6. What are the important properties of the union of sets?
Key properties include:
• **Commutative Law:** A ∪ B = B ∪ A
• **Associative Law:** A ∪ (B ∪ C) = (A ∪ B) ∪ C
• **Identity Law:** A ∪ Ø = A (where Ø is the empty set)
• **Idempotent Law:** A ∪ A = A
7. How is the union of sets represented using Venn diagrams?
In a Venn diagram, the union of sets A and B is visually represented by the area covering both circles representing A and B. This area includes all elements belonging to either A or B or both.
8. How does the union of sets apply in real-life situations?
Union of sets is used in various real-world scenarios like database management (combining data from multiple tables), market research (identifying customers who like product A or product B), and even planning events (determining attendees based on different invitation lists).
9. What are some common mistakes students make when working with set unions?
Common errors include:
• Including duplicate elements in the union
• Confusing union with intersection
• Incorrectly applying the union formula or properties
• Misinterpreting Venn diagrams
10. How can I improve my understanding and speed in solving union of sets problems?
Practice is key! Solve many examples, focusing on understanding the concept rather than memorization. Visualize using Venn diagrams to clarify overlaps. Master the formula and properties. Work through practice questions and use online resources to check your understanding.
11. What is the union of three or more sets?
The union of three or more sets is an extension of the two-set case.

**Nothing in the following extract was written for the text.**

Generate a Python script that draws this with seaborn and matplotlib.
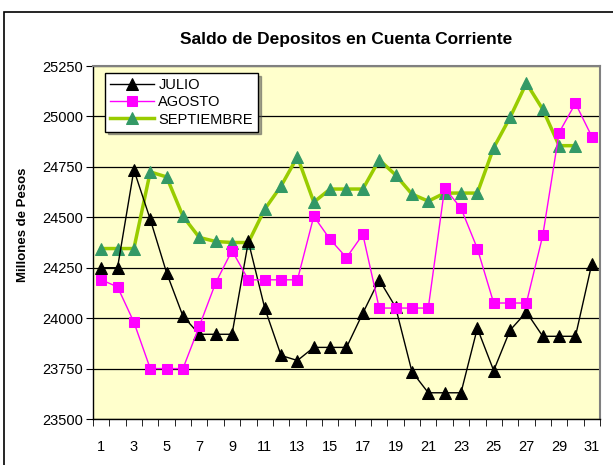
import numpy as np
import pandas as pd
import seaborn as sns
import matplotlib.pyplot as plt
from matplotlib.patches import Rectangle

# datos
dias = list(range(1, 32))
julio = [24250, 24250, 24735, 24490, 24225, 24010, 23920, 23920, 23920, 24380,
         24050, 23815, 23790, 23855, 23855, 23855, 24025, 24190, 24055, 23735,
         23630, 23630, 23630, 23950, 23740, 23940, 24030, 23910, 23910, 23910, 24270]
agosto = [24190, 24155, 23980, 23750, 23750, 23750, 23960, 24175, 24335, 24190,
          24190, 24190, 24190, 24505, 24390, 24300, 24415, 24050, 24050, 24050,
          24050, 24645, 24545, 24345, 24075, 24075, 24075, 24410, 24920, 25065, 24900]
septiembre = [24345, 24345, 24345, 24725, 24700, 24505, 24400, 24380, 24375, 24375,
              24540, 24655, 24800, 24575, 24640, 24640, 24640, 24785, 24710, 24615,
              24580, 24620, 24620, 24620, 24845, 24995, 25165, 25035, 24855, 24855]
yticks = list(range(23500, 25251, 250))

plt.rcParams['font.family'] = ['Liberation Sans', 'DejaVu Sans']

fig = plt.figure(figsize=(6.13, 4.65), dpi=100)
ax = fig.add_axes([93/613, 46/465, 507/613, 353/465])
ax.set_facecolor('#FFFFCC')

# borde exterior del grafico
fig.patches.append(Rectangle((4/613, -0.05), 1.0, 1 - 12/465 + 0.05, transform=fig.transFigure,
                             fill=False, edgecolor='black', linewidth=1.2))

for y in yticks:
    ax.axhline(y, color='black', linewidth=0.9, zorder=1)

sns.lineplot(x=dias, y=julio, ax=ax, color='black', linewidth=1, marker='^',
             markersize=9, markeredgecolor='black', markerfacecolor='black',
             label='JULIO', zorder=3)
sns.lineplot(x=dias, y=agosto, ax=ax, color='#FF00FF', linewidth=1, marker='s',
             markersize=7.5, markeredgecolor='#FF00FF', markerfacecolor='#FF00FF',
             label='AGOSTO', zorder=4)
sns.lineplot(x=dias[:len(septiembre)], y=septiembre, ax=ax, color='#99CC00', linewidth=2.5,
             marker='^', markersize=9, markeredgecolor='#339966', markerfacecolor='#339966',
             label='SEPTIEMBRE', zorder=2)

ax.set_xlim(0.5, 31.5)
ax.set_ylim(23500, 25250)
ax.set_yticks(yticks)
ax.set_yticklabels([str(v) for v in yticks], fontsize=10.5)
ax.set_xticks(dias[::2])
ax.set_xticklabels([str(d) for d in dias[::2]], fontsize=10.5)
ax.set_xticks(np.arange(0.5, 32, 1), minor=True)
ax.tick_params(axis='x', which='major', length=0, pad=15)
ax.tick_params(axis='x', which='minor', length=5, direction='out', color='black')
ax.tick_params(axis='y', length=5, direction='out', color='black', pad=2)

for s in ['top', 'right']:
    ax.spines[s].set_color('#808080')
    ax.spines[s].set_linewidth(1.5)
for s in ['left', 'bottom']:
    ax.spines[s].set_color('black')
    ax.spines[s].set_linewidth(1)

ax.set_xlabel('')
ax.set_ylabel('Millones de Pesos', fontsize=9.5, fontweight='bold')
ax.yaxis.set_label_coords(-0.127, 0.55)
ax.set_title('Saldo de Depositos en Cuenta Corriente', fontsize=12.5, fontweight='bold', pad=16)

leg = ax.legend(loc='upper left', bbox_to_anchor=(0.024, 0.98), fontsize=10.5,
                frameon=True, fancybox=False, shadow=True, borderpad=0.35,
                borderaxespad=0, labelspacing=0.22, handlelength=3.0, handletextpad=0.3)
leg.get_frame().set_edgecolor('black')
leg.get_frame().set_facecolor('white')
leg.get_frame().set_alpha(1)

fig.savefig('out.png', dpi=100)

It’s simply the collection of all unique elements present in any of the sets involved. For instance, if A={1,2}, B={2,3}, and C={3,4}, then A∪B∪C = {1,2,3,4}.
12. How can I use a Venn diagram to solve problems involving the union of sets?
Draw circles representing each set, overlapping areas showing common elements. Fill in the known elements. The area encompassing all circles represents the union. Use this visual to identify missing elements or verify your solution using the formula.